Каждый раз патриарх напоминает, что братские связи, соединяющие Церкви, вырастают из Евхаристии. «Сердца наши начинают биться сильнее, когда мы, рядом друг с другом, вместе преломляем хлеб Евхаристии и вместе причащаемся из чаши благословения, встречаем друг друга как братья» (Сербскому патриарху Герману).
В то же время он всюду осторожно напоминает, что Вселенский патриархат несет в православной Церкви, как он выразился в отношении папы, служение «старшего брата»: «Константинополь — это Мать, которая дала жизнь этим Церквам и которая сегодня советуется с ними, выслушивает их, напоминает им о долге объединения, чтобы лучше служить Православию и делиться своими сокровищами со всем христианским миром».

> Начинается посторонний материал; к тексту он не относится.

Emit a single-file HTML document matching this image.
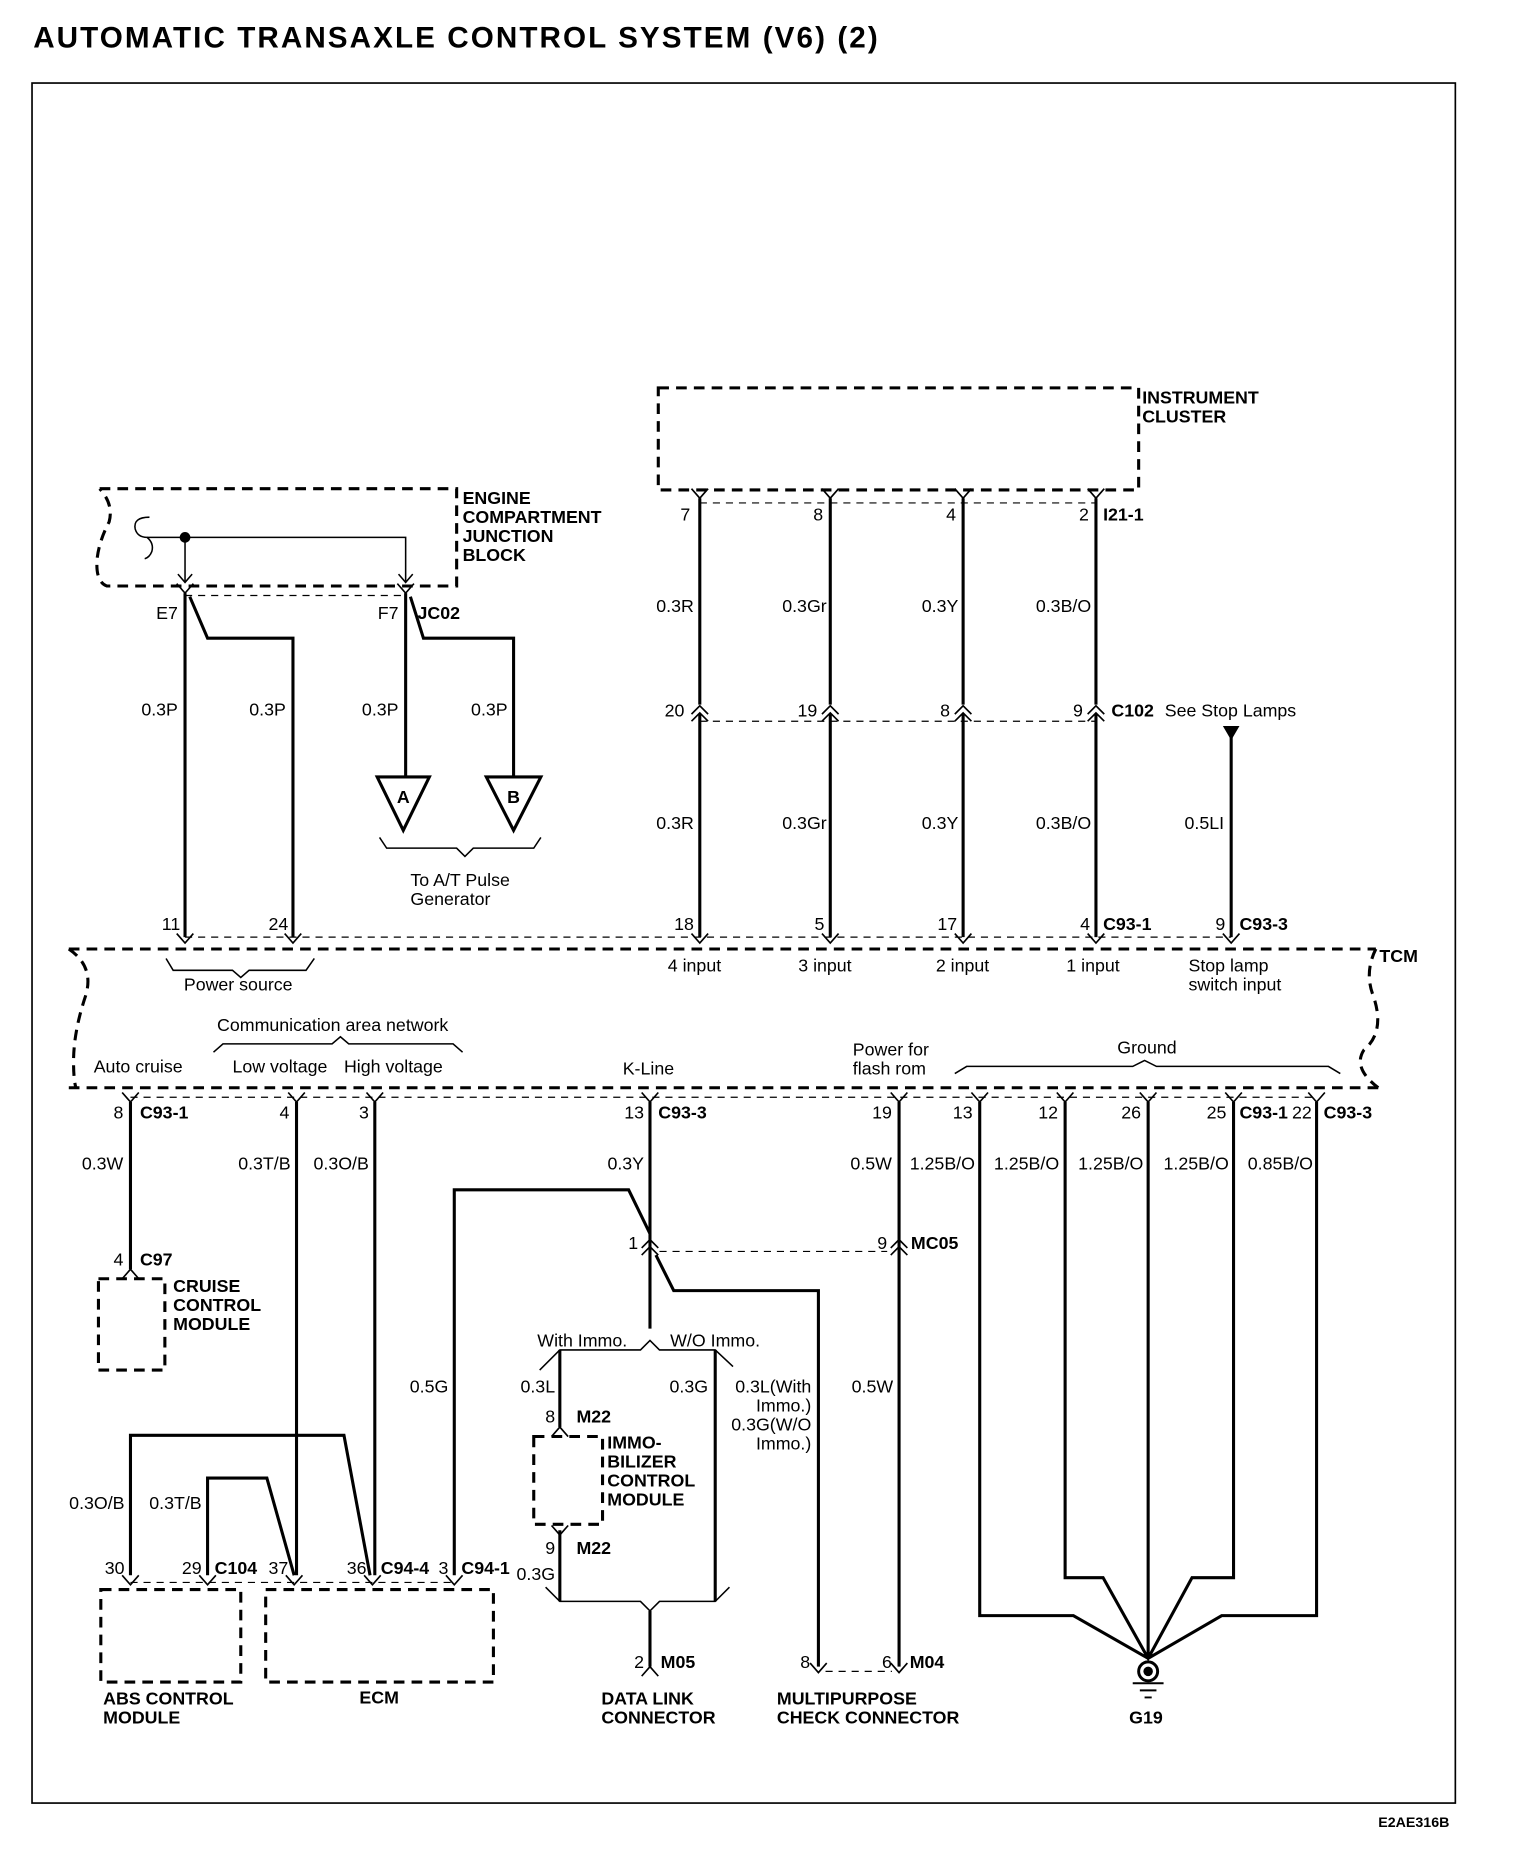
<!DOCTYPE html>
<html><head><meta charset="utf-8"><style>
html,body{margin:0;padding:0;background:#fff;}
svg{display:block}
text{font-family:"Liberation Sans",Arial,sans-serif;font-size:15px;fill:#000}
.b{font-weight:bold}
.e{text-anchor:end}
.w{stroke:#000;stroke-width:2.6;fill:none}
.t{stroke:#000;stroke-width:1.3;fill:none}
.d{stroke:#000;stroke-width:2.6;fill:none;stroke-dasharray:9,6}
.dt{stroke:#000;stroke-width:1;fill:none;stroke-dasharray:6,5}
</style></head><body>
<svg width="1536" height="1860" viewBox="0 0 1295 1568" preserveAspectRatio="none" xmlns="http://www.w3.org/2000/svg">
<defs>
<path id="v" d="M-7,-8 L0,0 L7,-8" stroke="#000" stroke-width="1.4" fill="none"/>
<path id="a" d="M-7,8 L0,0 L7,8" stroke="#000" stroke-width="1.4" fill="none"/>
<g id="aa"><path d="M-7,6 L0,-1 L7,6 M-7,12 L0,5 L7,12" stroke="#000" stroke-width="1.4" fill="none"/></g>
</defs>
<text x="28" y="40" class="b" style="font-size:25px" textLength="712">AUTOMATIC TRANSAXLE CONTROL SYSTEM (V6) (2)</text>
<rect x="27" y="70" width="1200" height="1450" fill="none" stroke="#000" stroke-width="1.4"/>
<text x="1162" y="1540" class="b" style="font-size:12px">E2AE316B</text>

<!-- Instrument cluster -->
<rect x="555" y="327" width="405" height="86" class="d"/>
<text x="963" y="340" class="b">INSTRUMENT</text><text x="963" y="356" class="b">CLUSTER</text>
<line x1="590" y1="424" x2="924" y2="424" class="dt"/>
<g transform="translate(590,420)"><use href="#v"/></g>
<g transform="translate(700,420)"><use href="#v"/></g>
<g transform="translate(812,420)"><use href="#v"/></g>
<g transform="translate(924,420)"><use href="#v"/></g>
<text x="582" y="439" class="e">7</text><text x="694" y="439" class="e">8</text><text x="806" y="439" class="e">4</text><text x="918" y="439" class="e">2</text>
<text x="930" y="439" class="b">I21-1</text>
<path class="w" d="M590,420V594 M700,420V594 M812,420V594 M924,420V594 M590,602V790 M700,602V790 M812,602V790 M924,602V790"/>
<text x="585" y="516" class="e">0.3R</text><text x="697" y="516" class="e">0.3Gr</text><text x="808" y="516" class="e">0.3Y</text><text x="920" y="516" class="e">0.3B/O</text>
<text x="585" y="699" class="e">0.3R</text><text x="697" y="699" class="e">0.3Gr</text><text x="808" y="699" class="e">0.3Y</text><text x="920" y="699" class="e">0.3B/O</text>
<line x1="590" y1="608" x2="924" y2="608" class="dt"/>
<g transform="translate(590,596)"><use href="#aa"/></g>
<g transform="translate(700,596)"><use href="#aa"/></g>
<g transform="translate(812,596)"><use href="#aa"/></g>
<g transform="translate(924,596)"><use href="#aa"/></g>
<text x="577" y="604" class="e">20</text><text x="689" y="604" class="e">19</text><text x="801" y="604" class="e">8</text><text x="913" y="604" class="e">9</text>
<text x="937" y="604" class="b">C102</text><text x="982" y="604">See Stop Lamps</text>
<path d="M1031,612 L1045,612 L1038,624 Z" fill="#000"/>
<path class="w" d="M1038,620V790"/>
<text x="1032" y="699" class="e">0.5LI</text>

<!-- Engine compartment JB -->
<path class="d" d="M84,412H385V494H90 Q80,490 82,470 Q84,455 92,440 Q96,425 84,412"/>
<text x="390" y="425" class="b">ENGINE</text><text x="390" y="441" class="b">COMPARTMENT</text><text x="390" y="457" class="b">JUNCTION</text><text x="390" y="473" class="b">BLOCK</text>
<path class="t" d="M126,436 Q112,436 114,446 Q116,453 124,453 Q130,458 128,465 Q126,470 122,471"/>
<path class="t" d="M124,453H342V490 M156,453V490"/>
<circle cx="156" cy="453" r="4.5" fill="#000"/>
<path class="t" d="M150,484L156,491L162,484 M336,484L342,491L348,484"/>
<line x1="156" y1="502" x2="342" y2="502" class="dt"/>
<g transform="translate(156,500)"><use href="#v"/></g>
<g transform="translate(342,500)"><use href="#v"/></g>
<text x="150" y="522" class="e">E7</text><text x="336" y="522" class="e">F7</text><text x="352" y="522" class="b">JC02</text>
<path class="w" d="M156,500V790 M160,503L175,538H247V790 M342,500V655 M346,503L357,538H433V655"/>
<text x="150" y="603" class="e">0.3P</text><text x="241" y="603" class="e">0.3P</text><text x="336" y="603" class="e">0.3P</text><text x="428" y="603" class="e">0.3P</text>
<path class="w" d="M318,655H362L340,700Z M410,655H456L433,700Z"/>
<text x="340" y="677" class="b" text-anchor="middle">A</text><text x="433" y="677" class="b" text-anchor="middle">B</text>
<path class="t" d="M320,706L326,715H385L392,722L399,715H450L456,706"/>
<text x="346" y="747">To A/T Pulse</text><text x="346" y="763">Generator</text>

<!-- TCM -->
<g transform="translate(0,795)">
<use href="#v" x="156"/><use href="#v" x="247"/><use href="#v" x="590"/><use href="#v" x="700"/><use href="#v" x="812"/><use href="#v" x="924"/><use href="#v" x="1038"/>
</g>
<line x1="156" y1="790" x2="1038" y2="790" class="dt"/>
<text x="152" y="784" class="e">11</text><text x="243" y="784" class="e">24</text><text x="585" y="784" class="e">18</text><text x="695" y="784" class="e">5</text><text x="807" y="784" class="e">17</text><text x="919" y="784" class="e">4</text>
<text x="930" y="784" class="b">C93-1</text><text x="1033" y="784" class="e">9</text><text x="1045" y="784" class="b">C93-3</text>
<path class="d" d="M58,800H1160 M58,917H1165"/>
<path class="d" d="M58,800 Q80,815 72,840 Q62,870 62,895 Q62,910 64,917"/>
<path class="d" d="M1160,800 Q1150,820 1158,840 Q1168,870 1150,885 Q1140,900 1162,917"/>
<text x="1163" y="811" class="b">TCM</text>
<path class="t" d="M140,808L146,818H196L203,824L210,818H258L265,808"/>
<text x="155" y="835">Power source</text>
<text x="563" y="819">4 input</text><text x="673" y="819">3 input</text><text x="789" y="819">2 input</text><text x="899" y="819">1 input</text>
<text x="1002" y="819">Stop lamp</text><text x="1002" y="835">switch input</text>
<text x="183" y="869">Communication area network</text>
<path class="t" d="M180,887L188,880H280L287,874L294,880H382L390,887"/>
<text x="79" y="904">Auto cruise</text><text x="196" y="904">Low voltage</text><text x="290" y="904">High voltage</text>
<text x="525" y="906">K-Line</text><text x="719" y="890">Power for</text><text x="719" y="906">flash rom</text>
<text x="942" y="888">Ground</text>
<path class="t" d="M805,905L815,899H955L965,894L975,899H1120L1130,905"/>
<g transform="translate(0,929)">
<use href="#v" x="110"/><use href="#v" x="250"/><use href="#v" x="316"/><use href="#v" x="548"/><use href="#v" x="758"/><use href="#v" x="826"/><use href="#v" x="898"/><use href="#v" x="968"/><use href="#v" x="1040"/><use href="#v" x="1110"/>
</g>
<line x1="110" y1="925" x2="1110" y2="925" class="dt"/>
<text x="104" y="943" class="e">8</text><text x="118" y="943" class="b">C93-1</text><text x="244" y="943" class="e">4</text><text x="311" y="943" class="e">3</text>
<text x="543" y="943" class="e">13</text><text x="555" y="943" class="b">C93-3</text><text x="752" y="943" class="e">19</text>
<text x="820" y="943" class="e">13</text><text x="892" y="943" class="e">12</text><text x="962" y="943" class="e">26</text><text x="1034" y="943" class="e">25</text>
<text x="1045" y="943" class="b">C93-1</text><text x="1106" y="943" class="e">22</text><text x="1116" y="943" class="b">C93-3</text>
<text x="104" y="986" class="e">0.3W</text><text x="245" y="986" class="e">0.3T/B</text><text x="311" y="986" class="e">0.3O/B</text><text x="543" y="986" class="e">0.3Y</text><text x="752" y="986" class="e">0.5W</text>
<text x="822" y="986" class="e">1.25B/O</text><text x="893" y="986" class="e">1.25B/O</text><text x="964" y="986" class="e">1.25B/O</text><text x="1036" y="986" class="e">1.25B/O</text><text x="1107" y="986" class="e">0.85B/O</text>

<!-- Cruise -->
<path class="w" d="M110,929V1070"/>
<g transform="translate(110,1070)"><use href="#a"/></g>
<text x="104" y="1067" class="e">4</text><text x="118" y="1067" class="b">C97</text>
<rect x="83" y="1078" width="56" height="77" class="d"/>
<text x="146" y="1089" class="b">CRUISE</text><text x="146" y="1105" class="b">CONTROL</text><text x="146" y="1121" class="b">MODULE</text>

<!-- ECM/ABS -->
<path class="w" d="M250,929V1328 M316,929V1328 M110,1328V1210H290L312,1328 M175,1328V1246H225L248,1328 M383,1328V1003H530L548,1040"/>
<text x="105" y="1272" class="e">0.3O/B</text><text x="170" y="1272" class="e">0.3T/B</text><text x="378" y="1174" class="e">0.5G</text>
<line x1="110" y1="1334" x2="383" y2="1334" class="dt"/>
<g transform="translate(0,1336)"><use href="#v" x="110"/><use href="#v" x="175"/><use href="#v" x="248"/><use href="#v" x="314"/><use href="#v" x="383"/></g>
<text x="105" y="1327" class="e">30</text><text x="170" y="1327" class="e">29</text><text x="181" y="1327" class="b">C104</text><text x="243" y="1327" class="e">37</text>
<text x="309" y="1327" class="e">36</text><text x="321" y="1327" class="b">C94-4</text><text x="378" y="1327" class="e">3</text><text x="389" y="1327" class="b">C94-1</text>
<rect x="85" y="1340" width="118" height="78" class="d"/>
<rect x="224" y="1340" width="192" height="78" class="d"/>
<text x="87" y="1437" class="b">ABS CONTROL</text><text x="87" y="1453" class="b">MODULE</text><text x="303" y="1436" class="b">ECM</text>

<!-- K-line -->
<path class="w" d="M548,929V1120 M553,1058L568,1088H690V1405 M758,929V1405"/>
<g transform="translate(548,1046)"><use href="#aa"/></g>
<g transform="translate(758,1046)"><use href="#aa"/></g>
<line x1="556" y1="1055" x2="748" y2="1055" class="dt"/>
<text x="538" y="1053" class="e">1</text><text x="748" y="1053" class="e">9</text><text x="768" y="1053" class="b">MC05</text>
<path class="t" d="M455,1155L472,1138H540L548,1130L556,1138H603L618,1152"/>
<text x="453" y="1135">With Immo.</text><text x="565" y="1135">W/O Immo.</text>
<path class="w" d="M472,1138V1203 M603,1138V1350 M472,1290V1350"/>
<text x="468" y="1174" class="e">0.3L</text><text x="597" y="1174" class="e">0.3G</text><text x="753" y="1174" class="e">0.5W</text>
<text x="684" y="1174" class="e">0.3L(With</text><text x="684" y="1190" class="e">Immo.)</text><text x="684" y="1206" class="e">0.3G(W/O</text><text x="684" y="1222" class="e">Immo.)</text>
<g transform="translate(472,1203)"><use href="#a"/></g>
<text x="468" y="1199" class="e">8</text><text x="486" y="1199" class="b">M22</text>
<rect x="450" y="1211" width="58" height="74" class="d"/>
<text x="512" y="1221" class="b">IMMO-</text><text x="512" y="1237" class="b">BILIZER</text><text x="512" y="1253" class="b">CONTROL</text><text x="512" y="1269" class="b">MODULE</text>
<g transform="translate(472,1294)"><use href="#v"/></g>
<text x="468" y="1310" class="e">9</text><text x="486" y="1310" class="b">M22</text><text x="468" y="1332" class="e">0.3G</text>
<path class="t" d="M460,1338L472,1350H540L548,1358L556,1350H603L615,1338"/>
<path class="w" d="M548,1358V1405"/>
<g transform="translate(548,1405)"><use href="#a"/></g>
<text x="543" y="1406" class="e">2</text><text x="557" y="1406" class="b">M05</text>
<text x="507" y="1437" class="b">DATA LINK</text><text x="507" y="1453" class="b">CONNECTOR</text>
<g transform="translate(0,1410)"><use href="#v" x="690"/><use href="#v" x="758"/></g>
<line x1="696" y1="1409" x2="752" y2="1409" class="dt"/>
<text x="683" y="1406" class="e">8</text><text x="752" y="1406" class="e">6</text><text x="767" y="1406" class="b">M04</text>
<text x="655" y="1437" class="b">MULTIPURPOSE</text><text x="655" y="1453" class="b">CHECK CONNECTOR</text>

<!-- Ground -->
<path class="w" d="M826,929V1362H905L968,1398L1030,1362H1110V929 M898,929V1330H930L968,1398L1005,1330H1040V929 M968,929V1398"/>
<circle cx="968" cy="1409" r="8" fill="none" stroke="#000" stroke-width="2.5"/>
<circle cx="968" cy="1409" r="4" fill="#000"/>
<path d="M955,1419H981 M961,1425H975 M965,1431H971" stroke="#000" stroke-width="1.6"/>
<text x="952" y="1453" class="b">G19</text>
</svg>
</body></html>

В Белграде патриарх вспоминает «об общем историческом прошлом, об общих надеждах». Он говорит о святом Савве, стоящем у истоков Сербской Церкви, который в начале XIII века «после долгой аскезы на горе Афон в Свято–Пантелеймоновом и Ватопедском монастырях, где он получил монашеский постриг, был рукоположен патриархом Эммануилом I и утвержден Печьским архиепископом». В XIII веке, который так трагически начался разграблением Константинополя, молодая Сербская Церковь сохраняет православие на Балканах, и в своей живописи, преобразившей западный гуманизм, она достигает вершины христианского и мирового искусства, в котором человеческое начало не отделяется от божественного, но находит в нем свою полноту. Упомянув о первом расцвете Сербской Церкви в Средние Века, патриарх говорит о ее связях с Вселенским престолом, в оттоманскую эпоху, вплоть до XIX века, когда Сербская Церковь была провозглашена автокефальной. (Церковь королевства Сербии, автономная с 1832 года, стала автокефальной в 1879 году, ее предстоятель получает сан патриарха в 1922 году). Урок этой продолжительной истории, несмотря на тяжкие испытания, заключается в «согласии» и в «сотрудничестве».
В Бухаресте патриарх Афинагор обращается к новому истолкованию духовной истории страны. Он напоминает о первой евангелизации страны, еще в римскую эпоху исходящей из «христианских центров на Юге». О возникновении в Средние Века митрополий Венгро–Валахии и Молдавии (поначалу автономных, как и сербское архиепископство Печа). Эти связи, «укорененные в самой глубине истории, способствовали стремлению Константинопольских патриархов, относившихся с сочувствием и помогавших святейшей Румынской Церкви в эти мрачные дни, сохранить Православие на этой земле в XVI и XVII веках. «Румынские княжества имели в Оттоманской империи особый статус: там нельзя было строить мечетей, и правители их всегда были христианами. В XVI и в XVII веках «господарями» здесь были константинопольские греки. В силу связей, сохранявшихся между Вселенским патриархатом и православными общинами этих районов, а также благодаря особому статусу внутренней автономии, здесь было возможно печатать христианские книги, сохранять православную веру, проводить важные соборы, в частности собор в Яссах в 1642 году, издавать «символические» документы, разъяснявшие традиционную веру перед лицом Реформации и Контрреформации. На рубеже XVIII и XIX веков румынские земли сумели принять от греческого мира Добротолюбие, и передать его в Россию. Ибо призвание христианской Румынии словно заключается в том, чтобы служить местом необходимой встречи — между греками и славянами, между Востоком и Западом — что невозможно без разъяснительной работы. Так была «соткана великолепная общая история, прославляющая нашу святую веру».